CIA declassification effort picks up speed

CIA declassification effort picks up speed

jdean@govexec.com

The Central Intelligence Agency declassified 5 million documents in fiscal year 2000, the most the agency has released since President Clinton issued a 1995 executive order calling for the declassification of all documents 25 years and older, CIA officials announced this week.

"This is the largest release of formerly classified CIA documents ever," said CIA Director George J. Tenet.

In 1999, the agency released 3 million documents. It released 1 million in 1998. That leaves the CIA with 56 million documents to declassify under the order. The CIA forwards the documents to the National Archives and Records Administration (NARA) when they have been declassified.

"This is a step in the right direction for the CIA," said Steven Aftergood, director of the Project on Government Secrecy at the Federation of American Scientists. "But it is far less than they are obliged to declassify under [the] executive order." The order requires agencies to declassify 15 percent of their holdings each year.

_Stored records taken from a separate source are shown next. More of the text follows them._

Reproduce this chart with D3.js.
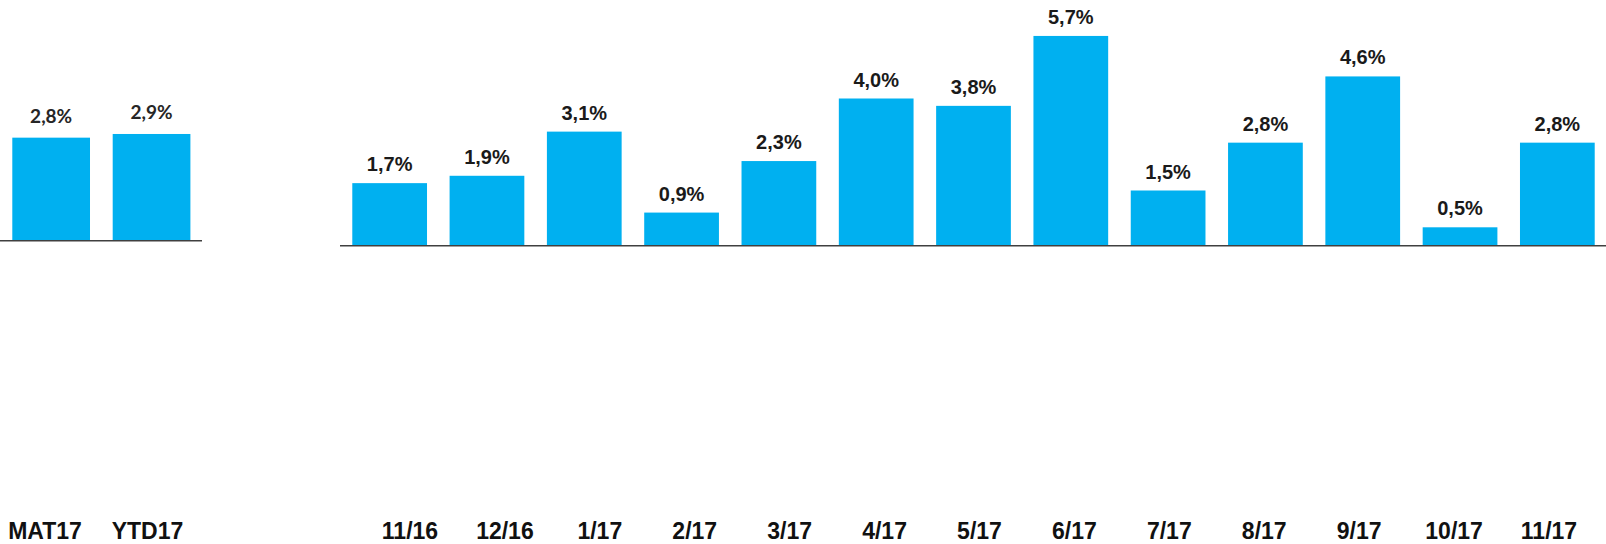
<!DOCTYPE html>
<html>
<head>
<meta charset="utf-8">
<script src="https://cdn.jsdelivr.net/npm/d3@7"></script>
<style>
  html, body { margin: 0; padding: 0; background: #fff; }
  svg { display: block; }
</style>
</head>
<body>
<div id="chart"></div>
<script>
// summary bars (left block)
const summaryCats = ['MAT17', 'YTD17'];
const summaryValues = [2.8, 2.9];

// monthly bars (right block)
const monthCats = ['11/16', '12/16', '1/17', '2/17', '3/17', '4/17', '5/17', '6/17', '7/17', '8/17', '9/17', '10/17', '11/17'];
const monthValues = [1.7, 1.9, 3.1, 0.9, 2.3, 4.0, 3.8, 5.7, 1.5, 2.8, 4.6, 0.5, 2.8];

const width = 1606, height = 544;
const barColor = '#00b0f0';

const locale = d3.formatLocale({ decimal: ',', thousands: '.', grouping: [3], currency: ['', '€'] });
const fmt = v => locale.format('.1f')(v) + '%';

const svg = d3.select('#chart').append('svg')
  .attr('width', width)
  .attr('height', height);

function drawBlock(cats, values, opts) {
  const x = d3.scaleBand()
    .domain(cats)
    .range(opts.xRange)
    .paddingInner(opts.padIn)
    .paddingOuter(opts.padOut);

  const y = d3.scaleLinear()
    .domain([0, 6])
    .range([opts.base, opts.base - 6 * 36.8]);

  const g = svg.append('g');

  g.selectAll('rect')
    .data(values)
    .join('rect')
    .attr('x', (d, i) => x(cats[i]))
    .attr('width', x.bandwidth())
    .attr('y', d => y(d))
    .attr('height', d => y(0) - y(d))
    .attr('fill', barColor);

  g.selectAll('text.val')
    .data(values)
    .join('text')
    .attr('class', 'val')
    .attr('x', (d, i) => x(cats[i]) + x.bandwidth() / 2)
    .attr('y', d => y(d) - opts.labelGap)
    .attr('text-anchor', 'middle')
    .style('font-family', opts.valFont)
    .style('font-weight', 'bold')
    .style('font-size', opts.valSize + 'px')
    .attr('fill', opts.valColor)
    .text(d => fmt(d));

  // baseline via axis domain
  const axis = d3.axisBottom(x).tickSize(0).tickSizeOuter(0).tickFormat('');
  const ax = g.append('g')
    .attr('transform', `translate(0,${opts.base})`)
    .call(axis);
  ax.select('.domain')
    .attr('stroke', '#404040')
    .attr('stroke-width', 1.6)
    .attr('d', `M${opts.lineRange[0]},0H${opts.lineRange[1]}`);

  // category labels sit in their own row at the bottom
  const xl = d3.scalePoint().domain(cats).range(opts.catRange);
  g.selectAll('text.cat')
    .data(cats)
    .join('text')
    .attr('class', 'cat')
    .attr('x', d => xl(d))
    .attr('y', 539)
    .attr('text-anchor', 'middle')
    .style('font-family', "'Liberation Sans', Arial, sans-serif")
    .style('font-weight', 'bold')
    .style('font-size', '23px')
    .attr('fill', '#111')
    .text(d => d);
}

drawBlock(summaryCats, summaryValues, {
  xRange: [0, 202.7], padIn: 0.226, padOut: 0.1225,
  base: 240.7, lineRange: [0, 202],
  labelGap: 15, valFont: "Lato, 'Open Sans', sans-serif", valSize: 19, valColor: '#262626',
  catRange: [45, 147.5]
});

drawBlock(monthCats, monthValues, {
  xRange: [341, 1606], padIn: 0.232, padOut: 0.116,
  base: 245.7, lineRange: [340, 1606],
  labelGap: 12, valFont: "'Liberation Sans', Arial, sans-serif", valSize: 20, valColor: '#1a1a1a',
  catRange: [410, 1549]
});
</script>
</body>
</html>
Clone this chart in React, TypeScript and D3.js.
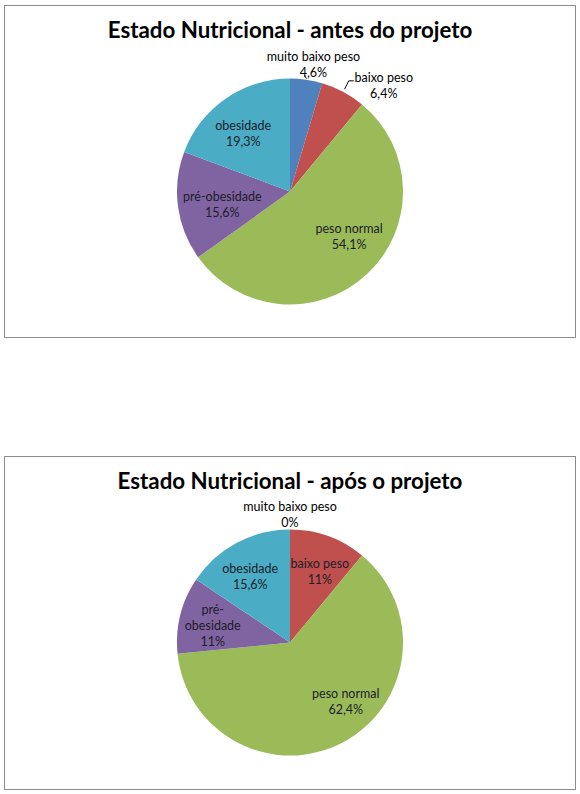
import * as d3 from "d3";

const width = 580;
const height = 794;

const categories = [
  "muito baixo peso",
  "baixo peso",
  "peso normal",
  "pré-obesidade",
  "obesidade",
];
const beforeValues = [4.6, 6.4, 54.1, 15.6, 19.3];
const afterValues = [0, 11, 62.4, 11, 15.6];
const beforeTitle = "Estado Nutricional - antes do projeto";
const afterTitle = "Estado Nutricional - após o projeto";

const colors = ["#4f81bd", "#c0504d", "#9bbb59", "#8064a2", "#4bacc6"];

// posição dos rótulos: fator do raio e desvio do ângulo (graus)
type LabelLayout = { r: number; da: number; wrap?: boolean; leader?: "tick" | "elbow" };

const beforeLayout: LabelLayout[] = [
  { r: 1.14, da: 2.2, leader: "tick" },
  { r: 1.25, da: 13.5, leader: "elbow" },
  { r: 0.66, da: -9.4 },
  { r: 0.61, da: -3.2 },
  { r: 0.66, da: -4.1 },
];
const afterLayout: LabelLayout[] = [
  { r: 1.13, da: 0 },
  { r: 0.68, da: 3.1 },
  { r: 0.72, da: -15.2 },
  { r: 0.7, da: -1.6, wrap: true },
  { r: 0.68, da: -3.1 },
];

const radius = 113;
const lineHeight = 16;
const labelFont = "Lato, 'Open Sans', sans-serif";

const formatPct = (v: number) => `${String(v).replace(".", ",")}%`;

function PieChart({
  top,
  boxHeight,
  title,
  values,
  layout,
}: {
  top: number;
  boxHeight: number;
  title: string;
  values: number[];
  layout: LabelLayout[];
}) {
  const cx = width / 2;
  const cy = top + 186.5;

  const pie = d3
    .pie<number>()
    .sort(null)
    .value((d) => d);
  const arcs = pie(values);
  const arc = d3.arc<d3.PieArcDatum<number>>().innerRadius(0).outerRadius(radius);

  const polar = (angle: number, r: number): [number, number] => [
    cx + r * Math.sin(angle),
    cy - r * Math.cos(angle),
  ];

  return (
    <g>
      <rect
        x={4.5}
        y={top + 0.5}
        width={571}
        height={boxHeight}
        fill="#fff"
        stroke="#8c8c8c"
        strokeWidth={1}
      />
      <text
        x={cx}
        y={top + 33}
        textAnchor="middle"
        fontFamily={labelFont}
        fontWeight={700}
        fontSize={22.3}
        fill="#000"
      >
        {title}
      </text>
      <g transform={`translate(${cx},${cy})`}>
        {arcs.map((a, i) =>
          a.endAngle > a.startAngle ? (
            <path key={i} d={arc(a) ?? ""} fill={colors[i]} />
          ) : null,
        )}
      </g>
      {arcs.map((a, i) => {
        const l = layout[i];
        const mid = (a.startAngle + a.endAngle) / 2;
        const [lx, ly] = polar(mid + (l.da * Math.PI) / 180, l.r * radius);
        const name = categories[i];
        const nameLines = l.wrap ? name.replace("-", "-\n").split("\n") : [name];
        const lines = [...nameLines, formatPct(values[i])];
        const n = lines.length;
        const outside = l.r > 1;
        let leader: string | null = null;
        if (l.leader === "tick") {
          const [x0, y0] = polar(mid, radius + 1);
          const [x1, y1] = polar(mid - 0.02, radius + 4);
          leader = `M${x0},${y0}L${x1},${y1}`;
        } else if (l.leader === "elbow") {
          const [x0, y0] = polar(mid, radius + 3);
          const ex = lx - 30;
          const ey = ly - 5;
          leader = `M${x0},${y0}L${ex - 5},${ey}L${ex},${ey}`;
        }
        return (
          <g key={i}>
            {leader && (
              <path d={leader} fill="none" stroke="#000" strokeWidth={1} />
            )}
            {lines.map((t, j) => (
              <text
                key={j}
                x={lx}
                y={ly + (j - (n - 1) / 2) * lineHeight}
                textAnchor="middle"
                dominantBaseline="central"
                fontFamily={labelFont}
                fontSize={12.5}
                fill={outside ? "#000" : "#1c1c2a"}
              >
                {t}
              </text>
            ))}
          </g>
        );
      })}
    </g>
  );
}

export default function App() {
  return (
    <div style={{ position: "absolute", left: 0, top: 0, background: "#fff" }}>
      <svg width={width} height={height} viewBox={`0 0 ${width} ${height}`}>
        <rect width={width} height={height} fill="#fff" />
        <PieChart
          top={5}
          boxHeight={332}
          title={beforeTitle}
          values={beforeValues}
          layout={beforeLayout}
        />
        <PieChart
          top={456}
          boxHeight={333}
          title={afterTitle}
          values={afterValues}
          layout={afterLayout}
        />
      </svg>
    </div>
  );
}
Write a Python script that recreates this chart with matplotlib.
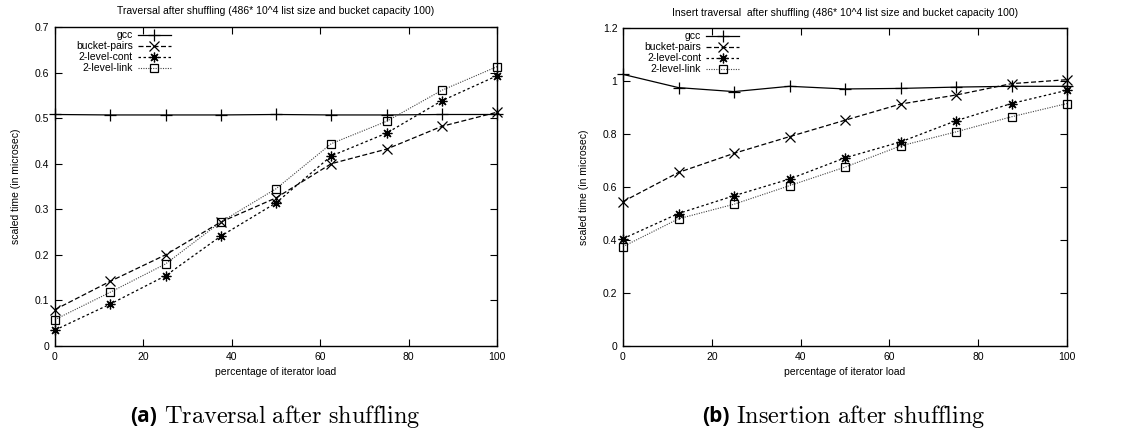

The CIA has a declassification "factory" in which pages are scanned into computers and electronic copies are redacted, or blacked-out. The agency has several hundred people working at the facility, sifting through years of documents and searching for information that is still classified, such as intelligence sources and methods. This year, the CIA released more than 2.2 million electronic pages to NARA.

According to the CIA, the documents include intelligence reports from 1947 to the 1970s and memoranda relating to the CIA's creation and its federal government role. The CIA also released photographs and motion picture films on world affairs, training topics and intelligence.